[Aim of the exercise] Your task is to print, exactly and only, the lines from the start of the entries below through the line with "import plotly.graph_objects as go". Include both ends, but skip the pictures.

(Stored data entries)
──────────

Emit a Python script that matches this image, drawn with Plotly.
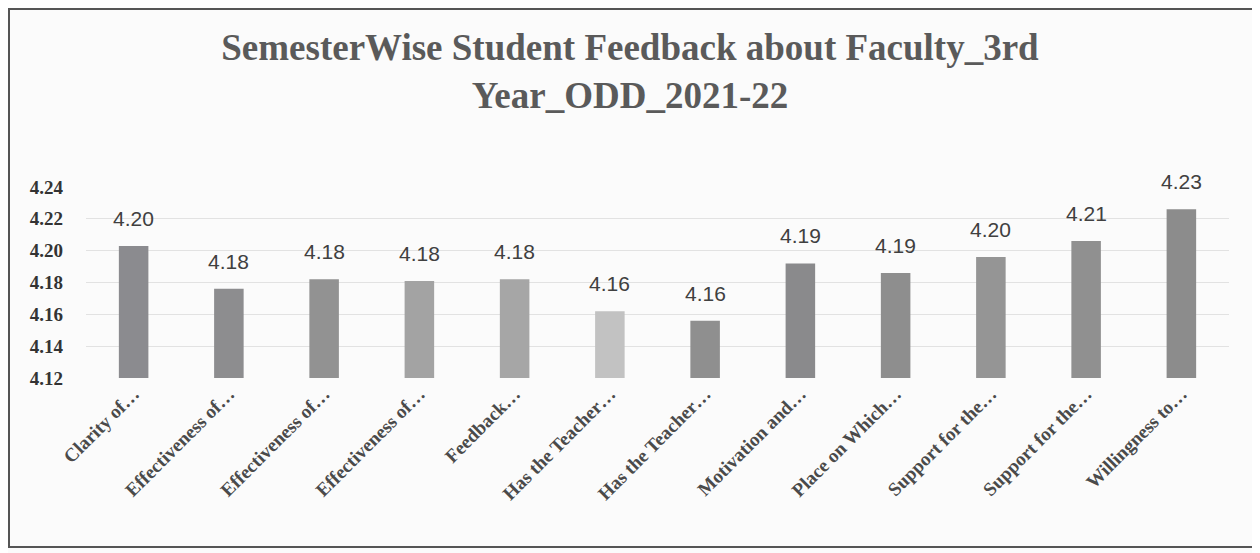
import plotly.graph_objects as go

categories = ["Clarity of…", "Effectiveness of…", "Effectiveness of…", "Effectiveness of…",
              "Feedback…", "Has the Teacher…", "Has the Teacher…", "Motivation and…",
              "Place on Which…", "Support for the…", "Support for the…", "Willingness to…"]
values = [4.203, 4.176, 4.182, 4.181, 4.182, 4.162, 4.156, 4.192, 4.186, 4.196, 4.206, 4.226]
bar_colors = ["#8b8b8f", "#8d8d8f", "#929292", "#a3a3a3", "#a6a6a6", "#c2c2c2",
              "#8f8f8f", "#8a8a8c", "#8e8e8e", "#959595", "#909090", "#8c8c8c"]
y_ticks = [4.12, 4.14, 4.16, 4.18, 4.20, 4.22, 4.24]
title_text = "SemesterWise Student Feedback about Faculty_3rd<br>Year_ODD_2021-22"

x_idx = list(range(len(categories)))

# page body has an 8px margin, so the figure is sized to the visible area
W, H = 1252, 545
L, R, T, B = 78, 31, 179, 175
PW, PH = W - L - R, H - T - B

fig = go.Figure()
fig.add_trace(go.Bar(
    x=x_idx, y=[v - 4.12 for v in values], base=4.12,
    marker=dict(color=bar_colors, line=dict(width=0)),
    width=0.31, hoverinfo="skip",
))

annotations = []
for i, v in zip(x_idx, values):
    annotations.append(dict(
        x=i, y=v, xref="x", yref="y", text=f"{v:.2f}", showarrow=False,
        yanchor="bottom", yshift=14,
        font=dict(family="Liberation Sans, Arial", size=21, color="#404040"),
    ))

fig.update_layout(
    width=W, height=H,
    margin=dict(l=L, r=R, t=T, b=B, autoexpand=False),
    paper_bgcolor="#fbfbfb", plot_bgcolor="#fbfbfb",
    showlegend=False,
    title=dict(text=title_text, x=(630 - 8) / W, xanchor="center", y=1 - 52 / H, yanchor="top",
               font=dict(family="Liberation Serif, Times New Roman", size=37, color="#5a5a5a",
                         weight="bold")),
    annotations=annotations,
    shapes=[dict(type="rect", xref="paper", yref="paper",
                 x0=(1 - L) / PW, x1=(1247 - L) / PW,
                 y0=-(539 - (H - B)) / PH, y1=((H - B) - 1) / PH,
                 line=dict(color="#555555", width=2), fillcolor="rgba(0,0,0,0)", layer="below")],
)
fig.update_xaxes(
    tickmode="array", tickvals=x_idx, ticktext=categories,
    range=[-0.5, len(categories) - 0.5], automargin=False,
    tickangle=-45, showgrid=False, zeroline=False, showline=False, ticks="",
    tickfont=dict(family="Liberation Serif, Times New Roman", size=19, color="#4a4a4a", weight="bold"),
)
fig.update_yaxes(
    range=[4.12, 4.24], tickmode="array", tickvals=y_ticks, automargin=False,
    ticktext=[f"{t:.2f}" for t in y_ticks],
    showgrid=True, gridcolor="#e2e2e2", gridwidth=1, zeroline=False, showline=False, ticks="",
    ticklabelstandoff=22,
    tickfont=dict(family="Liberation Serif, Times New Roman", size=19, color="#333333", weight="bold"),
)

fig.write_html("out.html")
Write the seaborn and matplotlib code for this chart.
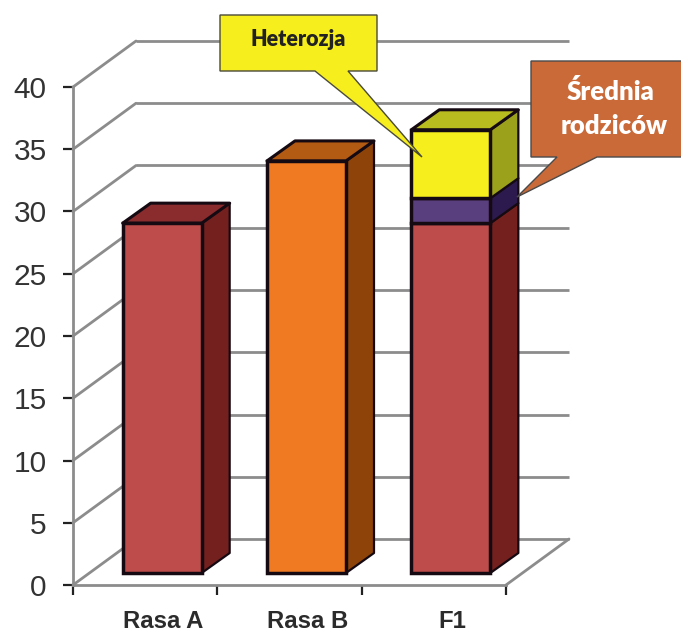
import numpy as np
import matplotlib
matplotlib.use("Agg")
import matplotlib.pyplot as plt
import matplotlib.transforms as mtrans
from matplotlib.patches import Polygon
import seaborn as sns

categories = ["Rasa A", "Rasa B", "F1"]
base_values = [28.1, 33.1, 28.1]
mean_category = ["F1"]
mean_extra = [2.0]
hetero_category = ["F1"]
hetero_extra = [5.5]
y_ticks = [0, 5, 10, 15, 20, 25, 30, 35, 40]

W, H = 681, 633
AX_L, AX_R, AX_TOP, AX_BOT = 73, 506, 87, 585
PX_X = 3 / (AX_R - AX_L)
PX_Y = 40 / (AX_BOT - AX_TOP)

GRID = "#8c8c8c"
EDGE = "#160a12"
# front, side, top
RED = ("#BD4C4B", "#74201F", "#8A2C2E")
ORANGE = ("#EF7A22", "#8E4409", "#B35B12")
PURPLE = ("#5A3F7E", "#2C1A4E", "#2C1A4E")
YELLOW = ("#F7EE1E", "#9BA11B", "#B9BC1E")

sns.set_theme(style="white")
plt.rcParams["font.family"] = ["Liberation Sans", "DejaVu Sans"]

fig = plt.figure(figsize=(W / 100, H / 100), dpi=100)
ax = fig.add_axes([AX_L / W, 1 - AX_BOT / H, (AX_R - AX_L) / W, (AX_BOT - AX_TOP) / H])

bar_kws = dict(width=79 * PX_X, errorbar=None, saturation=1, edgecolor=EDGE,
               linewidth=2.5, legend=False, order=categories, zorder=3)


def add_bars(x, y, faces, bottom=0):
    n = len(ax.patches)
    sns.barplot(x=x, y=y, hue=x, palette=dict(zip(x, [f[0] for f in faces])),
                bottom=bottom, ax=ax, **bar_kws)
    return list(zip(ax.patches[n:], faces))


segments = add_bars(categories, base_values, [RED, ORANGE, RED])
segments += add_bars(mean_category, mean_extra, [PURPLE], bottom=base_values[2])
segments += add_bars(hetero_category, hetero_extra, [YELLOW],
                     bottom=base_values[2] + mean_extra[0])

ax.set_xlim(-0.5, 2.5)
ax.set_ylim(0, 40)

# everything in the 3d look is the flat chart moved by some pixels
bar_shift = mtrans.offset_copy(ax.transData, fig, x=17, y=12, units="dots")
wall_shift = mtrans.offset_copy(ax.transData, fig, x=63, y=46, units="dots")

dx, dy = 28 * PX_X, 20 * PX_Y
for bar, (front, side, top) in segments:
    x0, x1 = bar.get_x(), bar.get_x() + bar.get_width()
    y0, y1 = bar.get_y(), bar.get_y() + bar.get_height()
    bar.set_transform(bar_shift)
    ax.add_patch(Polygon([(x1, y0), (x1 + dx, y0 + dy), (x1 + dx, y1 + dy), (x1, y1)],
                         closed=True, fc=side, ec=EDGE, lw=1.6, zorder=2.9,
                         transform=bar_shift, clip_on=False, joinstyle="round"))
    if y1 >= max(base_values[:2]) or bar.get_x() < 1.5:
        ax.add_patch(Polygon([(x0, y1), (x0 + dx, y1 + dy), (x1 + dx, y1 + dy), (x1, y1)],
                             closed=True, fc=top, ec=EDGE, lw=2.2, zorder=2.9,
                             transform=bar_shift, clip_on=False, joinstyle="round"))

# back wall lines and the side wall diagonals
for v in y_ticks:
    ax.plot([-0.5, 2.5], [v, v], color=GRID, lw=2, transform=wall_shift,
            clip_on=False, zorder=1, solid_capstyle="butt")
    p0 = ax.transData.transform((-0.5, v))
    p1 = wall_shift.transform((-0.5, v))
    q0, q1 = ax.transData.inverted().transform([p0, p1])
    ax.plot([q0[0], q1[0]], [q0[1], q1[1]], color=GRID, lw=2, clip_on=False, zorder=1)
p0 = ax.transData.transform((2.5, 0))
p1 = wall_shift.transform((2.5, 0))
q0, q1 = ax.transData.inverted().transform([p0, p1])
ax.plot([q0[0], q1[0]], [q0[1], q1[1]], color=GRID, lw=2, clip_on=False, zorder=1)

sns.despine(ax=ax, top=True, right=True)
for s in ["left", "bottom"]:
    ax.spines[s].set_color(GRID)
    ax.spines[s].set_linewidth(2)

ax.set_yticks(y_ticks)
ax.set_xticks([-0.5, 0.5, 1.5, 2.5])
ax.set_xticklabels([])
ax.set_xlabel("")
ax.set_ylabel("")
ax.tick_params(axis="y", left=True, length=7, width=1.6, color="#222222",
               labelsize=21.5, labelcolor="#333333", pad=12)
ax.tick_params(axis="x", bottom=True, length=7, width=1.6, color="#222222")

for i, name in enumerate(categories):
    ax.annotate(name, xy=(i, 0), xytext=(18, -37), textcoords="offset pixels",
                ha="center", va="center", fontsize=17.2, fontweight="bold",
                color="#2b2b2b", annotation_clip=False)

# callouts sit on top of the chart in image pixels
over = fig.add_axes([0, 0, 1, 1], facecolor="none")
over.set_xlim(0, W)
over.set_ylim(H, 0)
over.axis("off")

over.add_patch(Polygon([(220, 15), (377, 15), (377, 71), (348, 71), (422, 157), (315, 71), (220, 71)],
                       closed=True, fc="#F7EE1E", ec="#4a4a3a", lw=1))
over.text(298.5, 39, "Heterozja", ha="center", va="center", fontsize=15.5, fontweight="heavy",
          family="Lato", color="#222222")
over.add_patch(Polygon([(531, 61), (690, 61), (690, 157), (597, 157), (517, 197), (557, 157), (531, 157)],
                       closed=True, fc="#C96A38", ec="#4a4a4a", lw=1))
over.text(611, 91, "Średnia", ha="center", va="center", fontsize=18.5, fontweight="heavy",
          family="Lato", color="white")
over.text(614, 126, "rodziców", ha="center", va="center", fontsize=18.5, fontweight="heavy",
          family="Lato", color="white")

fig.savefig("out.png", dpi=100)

──────────

[Result for this exercise]
Emit a Python script that matches this image, drawn with Plotly.
import plotly.graph_objects as go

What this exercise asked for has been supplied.